Second, another set of scientists would need to run that data through a “fate and transport” model. The idea here is that different contaminants, once they’re released into the atmosphere, behave in different ways.  Some, like carbon dioxide, are what we may call “uniformly mixed pollutants.”  In other words, once they’re released, they immediately disperse into the atmosphere. Others, like sulfur dioxide or particulate matter, are local pollutants. They tend to stick around in the general vicinity where they’re released, depending on things like the prevailing wind direction, the height of the “stack” (or chimney) from which they were released, or the “exit velocity” (the speed at which they were released).  And, as anyone who’s studied any chemistry knows, some contaminants have a longer half-life than others, and some may even degrade into more harmful chemicals than at first, or even combine with other chemicals to form more dangerous compounds.

Once this is done (and scientists do have sophisticated models that can allow them to study this in detail), we can tell with a reasonable degree of certainty, what type of contaminants (and how much) will NOT be falling on Maine as a result of this rule. Generally, we can expect to see a reduction in the following contaminants: particulate matter, sulfur dioxide, nitrogen oxides, and,  of course,  carbon dioxide.

Finally, we can link that data with the probable health effects associated with those contaminants.
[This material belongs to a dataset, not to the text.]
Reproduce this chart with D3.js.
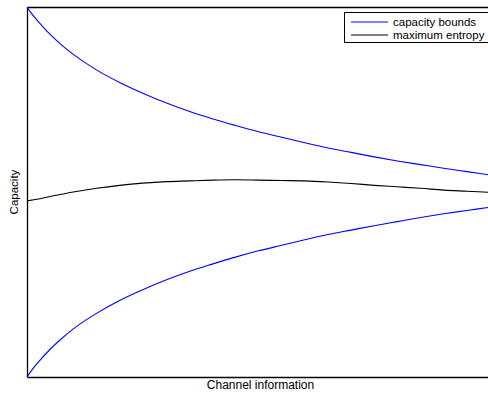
<!DOCTYPE html>
<html>
<head>
<meta charset="utf-8">
<script src="https://cdn.jsdelivr.net/npm/d3@7/dist/d3.min.js"></script>
<style>
  html, body { margin: 0; padding: 0; background: #fff; }
  svg { display: block; }
  text { font-family: "Liberation Sans", Arial, Helvetica, sans-serif; }
</style>
</head>
<body>
<script>
// Normalised channel information (x) sample positions
const channelInfo = [0, 0.01, 0.025, 0.05, 0.075, 0.1, 0.15, 0.2, 0.25, 0.3, 0.35, 0.4, 0.45,
  0.5, 0.55, 0.6, 0.65, 0.7, 0.75, 0.8, 0.85, 0.9, 0.95, 1.0];

// Upper capacity bound
const upperBound = [1.0, 0.982, 0.960, 0.926, 0.897, 0.872, 0.830, 0.796, 0.767, 0.741, 0.718,
  0.698, 0.680, 0.663, 0.648, 0.633, 0.619, 0.607, 0.595, 0.584, 0.574, 0.564, 0.555, 0.546];

// Lower capacity bound
const lowerBound = [0, 0.018, 0.041, 0.075, 0.104, 0.130, 0.172, 0.207, 0.236, 0.262, 0.285,
  0.305, 0.324, 0.341, 0.356, 0.371, 0.385, 0.397, 0.409, 0.420, 0.431, 0.441, 0.450, 0.459];

// Capacity under the maximum-entropy assumption
const maxEntropy = [0.476, 0.478, 0.481, 0.488, 0.494, 0.500, 0.510, 0.518, 0.524, 0.528, 0.530,
  0.532, 0.533, 0.532, 0.531, 0.530, 0.527, 0.523, 0.518, 0.514, 0.510, 0.505, 0.502, 0.499];

const legendLabels = ["capacity bounds", "maximum entropy"];
const legendColors = ["#0000ff", "#000000"];

const W = 488, H = 393;
const margin = { left: 27, top: 7, right: -2, bottom: 16 };

const svg = d3.select("body").append("svg")
  .attr("width", W).attr("height", H);

const x = d3.scaleLinear().domain([0, 1]).range([margin.left, W - margin.right]);
const y = d3.scaleLinear().domain([0, 1]).range([H - margin.bottom, margin.top]);

// Frame: axes with no ticks
const frame = svg.append("g");
frame.append("g").attr("transform", `translate(0,${y(0)})`)
  .call(d3.axisBottom(x).tickValues([]).tickSizeOuter(0));
frame.append("g").attr("transform", `translate(0,${y(1)})`)
  .call(d3.axisTop(x).tickValues([]).tickSizeOuter(0));
frame.append("g").attr("transform", `translate(${x(0)},0)`)
  .call(d3.axisLeft(y).tickValues([]).tickSizeOuter(0));
frame.append("g").attr("transform", `translate(${x(1)},0)`)
  .call(d3.axisRight(y).tickValues([]).tickSizeOuter(0));
frame.selectAll(".domain").attr("stroke", "#000").attr("stroke-width", 1.3);

const line = d3.line().curve(d3.curveMonotoneX);
const series = [
  { values: upperBound, color: legendColors[0] },
  { values: lowerBound, color: legendColors[0] },
  { values: maxEntropy, color: legendColors[1] }
];
svg.append("g").selectAll("path").data(series).join("path")
  .attr("fill", "none")
  .attr("stroke", d => d.color)
  .attr("stroke-width", 1.1)
  .attr("d", d => line(d.values.map((v, i) => [x(channelInfo[i]), y(v)])));

// Axis titles
svg.append("text")
  .attr("x", (x(0) + x(1)) / 2 + 2).attr("y", 389)
  .attr("text-anchor", "middle").attr("font-size", 12)
  .text("Channel information");
svg.append("text")
  .attr("transform", `translate(18,${(y(0) + y(1)) / 2}) rotate(-90)`)
  .attr("text-anchor", "middle").attr("font-size", 11.5)
  .text("Capacity");

// Legend
const lg = svg.append("g");
lg.append("rect").attr("x", 344.5).attr("y", 12.5).attr("width", 160).attr("height", 30)
  .attr("fill", "#fff").attr("stroke", "#000").attr("stroke-width", 1);
legendLabels.forEach((lab, i) => {
  const cy = 22 + i * 13;
  lg.append("line").attr("x1", 351).attr("x2", 388).attr("y1", cy).attr("y2", cy)
    .attr("stroke", legendColors[i]).attr("stroke-width", 1);
  lg.append("text").attr("x", 393).attr("y", cy + 3.8)
    .attr("font-size", 11.5).text(lab);
});
</script>
</body>
</html>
That’s (finally) where an environmental economist would come in.

For example, Maine has the highest asthma rate (for adults) in the country.  For children, Maine’s asthma rate is among the highest (10.7% of Maine children have asthma, compared to 8.9 % nationally.)

Asthma is caused by a number of different factors, but it is aggravated by “particulate matter,” or small particles that are emitted from the incomplete combustion of fossil fuels and other substances.  These particulates can lodge in the lungs, making it difficult to breathe. 
So, what are the economic effects of a high asthma rate?  Economists tend to measure the direct costs ( doctors’ visits, medications, hospitalization, etc.), as well as the opportunity costs (days taken off from work to spend with a sick child, etc). That can add up quickly. More difficult to measure, but no less significant, is lost productivity.  How much more economically productive could someone be, if she didn’t have a respiratory disease that – literally – slowed her down?

Particulate matter is also associated with reduced lung capacity, nonfatal heart attacks (which actually can be fatal in people with pre-existing conditions),  and irritation of the airways. And these are only the health effects. Particulate matter is increasingly a problem when it combines with sunlight to produce ground level ozone, which decrease your enjoyment of the view from Mt. Katahdin, or when it is deposited in Maine’s lakes or streams, changing their basic chemistry and affecting the integrity of the ecological system.

And this is just one contaminant.  Other contaminants likely to be reduced include, as stated, carbon dioxide, sulfur dioxide, and nitrogen oxides.  Add in those costs of human diseases health effects and other ecological damages related to these contaminants, and we’re talking real money.

This is the biggest problem that I see with passing reasonable, beneficial environmental regulations. Those opposed to such regulations have a wealth of data at their fingertips detailing the costs of compliance. It’s very easy to show that complying with a certain regulation (installing pollution control technology, for example, or using a more expensive but “cleaner” production process) will cost money, or jobs. Less simple is detailing the benefits of reducing harmful pollution. And for some, that difference could literally be a matter of life and death.